**Data provided**.
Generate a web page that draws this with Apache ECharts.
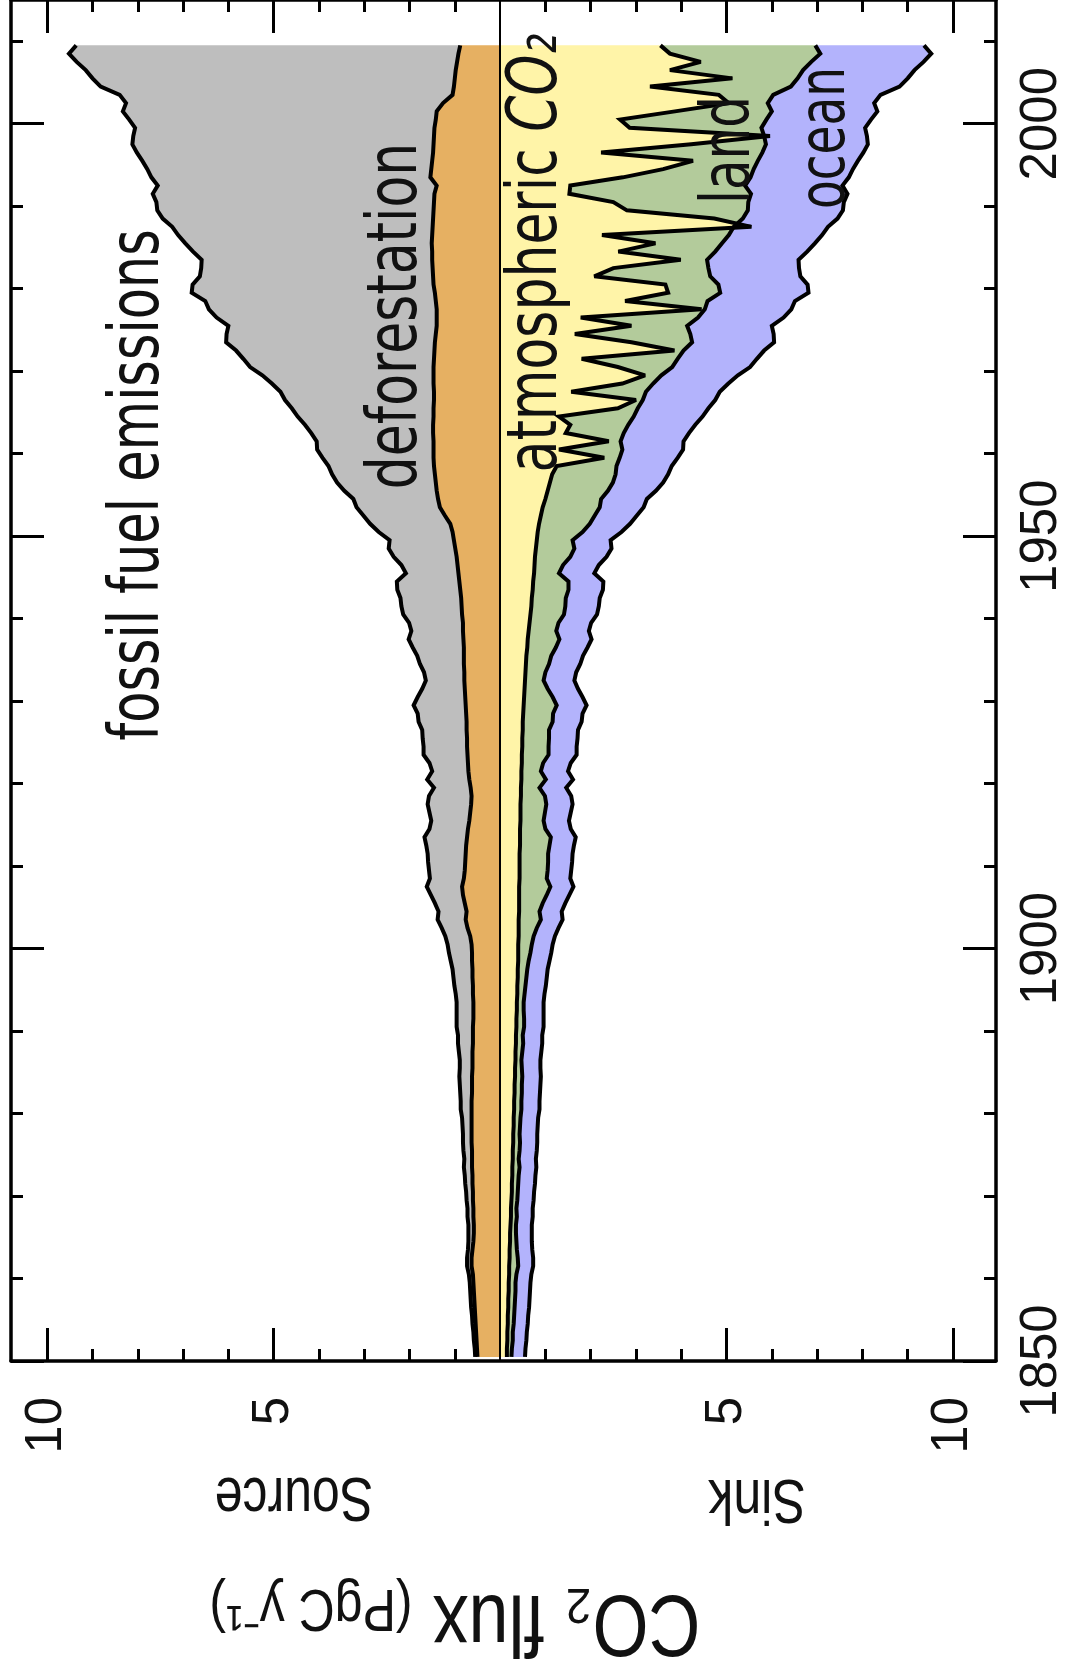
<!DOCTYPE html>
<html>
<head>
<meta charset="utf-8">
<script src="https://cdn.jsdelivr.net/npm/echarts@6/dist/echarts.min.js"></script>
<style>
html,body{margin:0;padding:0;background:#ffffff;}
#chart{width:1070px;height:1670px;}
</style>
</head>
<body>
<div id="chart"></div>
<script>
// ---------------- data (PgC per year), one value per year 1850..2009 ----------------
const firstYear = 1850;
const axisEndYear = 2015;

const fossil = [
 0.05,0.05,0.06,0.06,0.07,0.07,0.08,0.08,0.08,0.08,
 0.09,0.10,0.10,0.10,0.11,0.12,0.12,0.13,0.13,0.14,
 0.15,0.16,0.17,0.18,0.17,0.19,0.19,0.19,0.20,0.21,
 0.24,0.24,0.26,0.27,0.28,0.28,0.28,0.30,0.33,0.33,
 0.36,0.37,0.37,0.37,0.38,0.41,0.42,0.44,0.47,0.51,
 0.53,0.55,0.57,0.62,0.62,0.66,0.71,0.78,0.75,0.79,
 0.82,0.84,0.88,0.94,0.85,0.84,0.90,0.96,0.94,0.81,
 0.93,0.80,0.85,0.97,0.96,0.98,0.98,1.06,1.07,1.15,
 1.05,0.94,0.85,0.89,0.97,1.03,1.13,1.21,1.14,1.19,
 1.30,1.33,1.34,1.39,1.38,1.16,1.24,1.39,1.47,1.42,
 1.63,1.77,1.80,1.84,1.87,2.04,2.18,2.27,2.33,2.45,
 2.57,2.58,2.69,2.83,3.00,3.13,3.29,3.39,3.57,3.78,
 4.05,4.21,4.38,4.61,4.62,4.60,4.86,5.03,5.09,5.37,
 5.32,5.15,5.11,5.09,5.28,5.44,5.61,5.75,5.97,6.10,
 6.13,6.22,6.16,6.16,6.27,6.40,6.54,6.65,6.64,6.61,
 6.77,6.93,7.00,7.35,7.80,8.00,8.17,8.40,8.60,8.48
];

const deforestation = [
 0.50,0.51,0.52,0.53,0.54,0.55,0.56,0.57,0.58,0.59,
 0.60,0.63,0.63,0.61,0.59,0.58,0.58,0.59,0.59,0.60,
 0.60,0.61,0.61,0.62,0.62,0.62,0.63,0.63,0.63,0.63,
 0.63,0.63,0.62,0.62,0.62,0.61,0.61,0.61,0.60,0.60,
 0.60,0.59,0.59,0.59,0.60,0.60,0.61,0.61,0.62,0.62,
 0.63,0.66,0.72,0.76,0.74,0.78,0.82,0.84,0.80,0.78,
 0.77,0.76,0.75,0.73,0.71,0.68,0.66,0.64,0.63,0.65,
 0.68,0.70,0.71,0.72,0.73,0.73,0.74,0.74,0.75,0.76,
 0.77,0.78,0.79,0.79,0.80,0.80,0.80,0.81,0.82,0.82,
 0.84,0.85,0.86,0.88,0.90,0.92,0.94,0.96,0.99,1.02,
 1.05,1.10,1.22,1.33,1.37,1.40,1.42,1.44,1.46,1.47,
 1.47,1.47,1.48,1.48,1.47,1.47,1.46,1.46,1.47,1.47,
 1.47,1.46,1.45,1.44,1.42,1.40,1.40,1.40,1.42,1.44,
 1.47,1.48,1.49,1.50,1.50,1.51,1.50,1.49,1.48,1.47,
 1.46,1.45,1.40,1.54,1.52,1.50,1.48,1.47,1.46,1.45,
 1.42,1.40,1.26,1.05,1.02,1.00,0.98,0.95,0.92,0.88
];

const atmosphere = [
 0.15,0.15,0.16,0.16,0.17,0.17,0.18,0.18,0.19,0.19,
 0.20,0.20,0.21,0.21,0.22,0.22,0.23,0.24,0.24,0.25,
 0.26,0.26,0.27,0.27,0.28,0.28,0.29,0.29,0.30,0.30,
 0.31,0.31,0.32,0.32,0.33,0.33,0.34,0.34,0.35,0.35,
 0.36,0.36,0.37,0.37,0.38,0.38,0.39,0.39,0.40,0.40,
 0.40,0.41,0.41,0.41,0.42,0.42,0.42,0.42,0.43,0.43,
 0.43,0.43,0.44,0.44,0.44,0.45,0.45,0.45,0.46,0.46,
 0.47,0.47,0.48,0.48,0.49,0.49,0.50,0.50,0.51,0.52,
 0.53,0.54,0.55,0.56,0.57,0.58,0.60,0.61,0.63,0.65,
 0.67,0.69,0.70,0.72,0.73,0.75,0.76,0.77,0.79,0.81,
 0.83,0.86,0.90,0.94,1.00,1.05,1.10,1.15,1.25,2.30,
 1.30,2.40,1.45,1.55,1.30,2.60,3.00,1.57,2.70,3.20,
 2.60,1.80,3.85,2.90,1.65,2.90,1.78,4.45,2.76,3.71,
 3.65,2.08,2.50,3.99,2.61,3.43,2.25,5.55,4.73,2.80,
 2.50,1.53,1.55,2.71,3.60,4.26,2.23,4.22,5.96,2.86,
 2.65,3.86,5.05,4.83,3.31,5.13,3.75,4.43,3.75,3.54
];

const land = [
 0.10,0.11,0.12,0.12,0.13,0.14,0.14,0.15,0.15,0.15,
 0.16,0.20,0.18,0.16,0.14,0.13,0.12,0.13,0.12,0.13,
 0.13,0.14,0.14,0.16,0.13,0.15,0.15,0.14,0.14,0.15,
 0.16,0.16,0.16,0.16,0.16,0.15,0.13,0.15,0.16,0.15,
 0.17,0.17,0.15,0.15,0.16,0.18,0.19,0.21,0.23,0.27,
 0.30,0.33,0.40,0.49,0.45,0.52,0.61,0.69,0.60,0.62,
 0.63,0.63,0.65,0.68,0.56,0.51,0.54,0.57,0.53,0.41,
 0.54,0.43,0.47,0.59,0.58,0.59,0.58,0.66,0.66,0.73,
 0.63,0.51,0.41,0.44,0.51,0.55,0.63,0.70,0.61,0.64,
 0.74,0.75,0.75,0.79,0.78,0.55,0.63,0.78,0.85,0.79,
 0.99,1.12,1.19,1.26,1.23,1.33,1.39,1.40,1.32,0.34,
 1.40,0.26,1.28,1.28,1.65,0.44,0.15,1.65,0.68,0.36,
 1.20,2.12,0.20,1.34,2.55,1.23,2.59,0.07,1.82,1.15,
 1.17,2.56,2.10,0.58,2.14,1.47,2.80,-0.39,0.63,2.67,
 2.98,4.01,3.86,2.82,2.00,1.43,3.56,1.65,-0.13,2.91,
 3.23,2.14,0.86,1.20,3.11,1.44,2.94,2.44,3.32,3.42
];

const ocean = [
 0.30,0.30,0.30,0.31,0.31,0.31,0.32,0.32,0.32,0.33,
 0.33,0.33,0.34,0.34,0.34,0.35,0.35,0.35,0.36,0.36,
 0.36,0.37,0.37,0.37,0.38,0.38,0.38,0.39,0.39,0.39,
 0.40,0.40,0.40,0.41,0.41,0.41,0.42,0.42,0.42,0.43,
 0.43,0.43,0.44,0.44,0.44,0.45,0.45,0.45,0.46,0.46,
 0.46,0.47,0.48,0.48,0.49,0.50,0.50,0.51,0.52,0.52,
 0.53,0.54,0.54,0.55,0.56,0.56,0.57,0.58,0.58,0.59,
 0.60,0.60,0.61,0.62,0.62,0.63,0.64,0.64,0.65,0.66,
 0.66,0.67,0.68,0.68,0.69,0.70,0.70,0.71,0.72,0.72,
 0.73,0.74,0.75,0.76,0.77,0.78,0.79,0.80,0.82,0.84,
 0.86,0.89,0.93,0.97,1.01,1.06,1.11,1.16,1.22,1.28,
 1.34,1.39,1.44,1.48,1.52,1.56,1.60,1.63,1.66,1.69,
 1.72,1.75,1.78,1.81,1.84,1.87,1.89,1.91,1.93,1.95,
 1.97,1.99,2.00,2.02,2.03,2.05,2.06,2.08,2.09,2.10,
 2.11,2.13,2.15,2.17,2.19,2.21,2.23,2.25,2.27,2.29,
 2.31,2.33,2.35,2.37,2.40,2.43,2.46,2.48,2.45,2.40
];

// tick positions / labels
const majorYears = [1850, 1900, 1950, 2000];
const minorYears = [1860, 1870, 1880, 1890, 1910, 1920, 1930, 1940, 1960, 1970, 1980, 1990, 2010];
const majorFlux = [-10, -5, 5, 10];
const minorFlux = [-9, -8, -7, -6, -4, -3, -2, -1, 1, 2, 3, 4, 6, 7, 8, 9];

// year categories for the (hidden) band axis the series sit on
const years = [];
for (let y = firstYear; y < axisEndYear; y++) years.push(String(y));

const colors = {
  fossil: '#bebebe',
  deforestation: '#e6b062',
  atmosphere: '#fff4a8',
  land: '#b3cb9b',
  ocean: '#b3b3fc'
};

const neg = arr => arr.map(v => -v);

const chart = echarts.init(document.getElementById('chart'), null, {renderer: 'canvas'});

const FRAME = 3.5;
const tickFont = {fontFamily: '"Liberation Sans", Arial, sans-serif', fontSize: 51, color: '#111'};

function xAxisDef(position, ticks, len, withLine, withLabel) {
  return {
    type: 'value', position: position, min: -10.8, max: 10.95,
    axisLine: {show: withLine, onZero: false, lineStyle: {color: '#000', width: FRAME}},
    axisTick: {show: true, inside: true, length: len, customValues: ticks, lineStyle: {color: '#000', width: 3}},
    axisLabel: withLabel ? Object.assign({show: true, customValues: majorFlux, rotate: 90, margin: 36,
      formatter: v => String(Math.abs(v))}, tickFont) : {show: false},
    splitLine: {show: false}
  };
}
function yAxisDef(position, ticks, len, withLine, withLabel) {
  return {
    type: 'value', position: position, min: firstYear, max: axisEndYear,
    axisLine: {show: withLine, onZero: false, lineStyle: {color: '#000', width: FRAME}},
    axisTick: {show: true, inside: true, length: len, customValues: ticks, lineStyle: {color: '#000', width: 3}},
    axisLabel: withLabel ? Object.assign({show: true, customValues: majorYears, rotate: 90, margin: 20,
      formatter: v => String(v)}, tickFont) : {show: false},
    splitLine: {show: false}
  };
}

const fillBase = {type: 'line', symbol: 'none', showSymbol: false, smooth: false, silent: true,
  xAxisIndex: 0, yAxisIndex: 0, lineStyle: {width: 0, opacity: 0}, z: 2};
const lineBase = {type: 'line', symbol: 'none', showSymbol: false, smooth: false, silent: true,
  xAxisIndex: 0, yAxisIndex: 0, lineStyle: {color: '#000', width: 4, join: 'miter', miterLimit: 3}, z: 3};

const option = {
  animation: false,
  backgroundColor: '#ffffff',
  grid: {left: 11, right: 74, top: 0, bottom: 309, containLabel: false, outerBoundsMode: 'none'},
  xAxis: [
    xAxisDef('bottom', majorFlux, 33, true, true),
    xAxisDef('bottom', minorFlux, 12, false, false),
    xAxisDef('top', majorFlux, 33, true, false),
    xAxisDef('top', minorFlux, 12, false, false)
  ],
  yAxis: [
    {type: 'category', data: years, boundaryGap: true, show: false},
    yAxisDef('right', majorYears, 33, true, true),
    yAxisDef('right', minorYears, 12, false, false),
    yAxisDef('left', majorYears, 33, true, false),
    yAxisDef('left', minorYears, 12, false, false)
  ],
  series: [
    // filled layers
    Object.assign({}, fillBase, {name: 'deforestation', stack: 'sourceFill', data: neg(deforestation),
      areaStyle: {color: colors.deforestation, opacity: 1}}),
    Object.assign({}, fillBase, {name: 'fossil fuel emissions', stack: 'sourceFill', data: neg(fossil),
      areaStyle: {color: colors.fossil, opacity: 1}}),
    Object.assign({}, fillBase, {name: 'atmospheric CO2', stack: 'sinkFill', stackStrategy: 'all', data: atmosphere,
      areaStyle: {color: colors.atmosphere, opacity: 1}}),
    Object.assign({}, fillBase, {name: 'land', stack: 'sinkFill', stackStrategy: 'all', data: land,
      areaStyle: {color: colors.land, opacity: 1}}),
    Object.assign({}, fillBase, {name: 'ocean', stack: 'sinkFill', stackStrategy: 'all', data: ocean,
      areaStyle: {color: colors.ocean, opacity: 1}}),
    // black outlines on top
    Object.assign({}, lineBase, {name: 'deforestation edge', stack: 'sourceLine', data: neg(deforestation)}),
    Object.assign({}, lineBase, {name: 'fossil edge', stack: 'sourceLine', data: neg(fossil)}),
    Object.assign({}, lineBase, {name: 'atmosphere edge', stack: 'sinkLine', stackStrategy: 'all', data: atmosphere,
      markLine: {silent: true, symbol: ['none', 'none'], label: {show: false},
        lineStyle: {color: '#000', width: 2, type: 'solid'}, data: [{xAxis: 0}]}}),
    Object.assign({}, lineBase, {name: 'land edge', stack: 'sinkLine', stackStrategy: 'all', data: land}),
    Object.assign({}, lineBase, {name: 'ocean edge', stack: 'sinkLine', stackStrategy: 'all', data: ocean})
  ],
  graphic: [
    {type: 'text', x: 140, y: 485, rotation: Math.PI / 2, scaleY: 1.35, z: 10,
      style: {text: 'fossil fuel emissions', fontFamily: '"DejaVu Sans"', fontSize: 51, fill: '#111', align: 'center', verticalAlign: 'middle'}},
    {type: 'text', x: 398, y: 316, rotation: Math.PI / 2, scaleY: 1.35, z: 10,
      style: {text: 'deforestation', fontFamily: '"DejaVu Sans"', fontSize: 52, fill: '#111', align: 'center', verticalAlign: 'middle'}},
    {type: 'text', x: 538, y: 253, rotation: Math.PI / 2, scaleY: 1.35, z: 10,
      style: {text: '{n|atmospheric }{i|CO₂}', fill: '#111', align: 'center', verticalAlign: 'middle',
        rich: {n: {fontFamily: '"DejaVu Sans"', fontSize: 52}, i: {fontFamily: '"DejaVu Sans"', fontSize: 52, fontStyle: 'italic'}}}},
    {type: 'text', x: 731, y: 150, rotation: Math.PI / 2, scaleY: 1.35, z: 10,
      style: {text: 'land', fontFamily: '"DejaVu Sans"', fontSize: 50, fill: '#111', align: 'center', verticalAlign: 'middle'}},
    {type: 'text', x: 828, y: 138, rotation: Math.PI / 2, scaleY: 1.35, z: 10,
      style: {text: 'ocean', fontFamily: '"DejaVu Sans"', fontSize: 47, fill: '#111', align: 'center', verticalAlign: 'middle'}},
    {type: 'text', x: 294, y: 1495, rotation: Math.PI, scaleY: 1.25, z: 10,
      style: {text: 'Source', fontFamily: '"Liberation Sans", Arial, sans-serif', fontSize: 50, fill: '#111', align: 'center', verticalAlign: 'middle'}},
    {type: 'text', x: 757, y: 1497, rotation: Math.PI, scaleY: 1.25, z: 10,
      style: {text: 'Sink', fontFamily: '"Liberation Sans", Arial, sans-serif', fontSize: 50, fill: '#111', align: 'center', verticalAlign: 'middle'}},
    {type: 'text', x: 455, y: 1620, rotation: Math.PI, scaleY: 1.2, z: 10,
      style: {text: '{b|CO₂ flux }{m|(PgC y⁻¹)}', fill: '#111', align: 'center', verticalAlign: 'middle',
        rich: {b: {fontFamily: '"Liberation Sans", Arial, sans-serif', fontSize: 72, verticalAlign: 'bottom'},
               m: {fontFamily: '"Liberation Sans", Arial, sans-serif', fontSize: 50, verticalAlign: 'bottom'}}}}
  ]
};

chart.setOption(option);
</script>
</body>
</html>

**Brief**.
Repeat the listing above up to and including the line with "const axisEndYear = 2015;", starting from its first line. Drop any pictures.

**Result below**.
Generate a web page that draws this with Apache ECharts.
<!DOCTYPE html>
<html>
<head>
<meta charset="utf-8">
<script src="https://cdn.jsdelivr.net/npm/echarts@6/dist/echarts.min.js"></script>
<style>
html,body{margin:0;padding:0;background:#ffffff;}
#chart{width:1070px;height:1670px;}
</style>
</head>
<body>
<div id="chart"></div>
<script>
// ---------------- data (PgC per year), one value per year 1850..2009 ----------------
const firstYear = 1850;
const axisEndYear = 2015;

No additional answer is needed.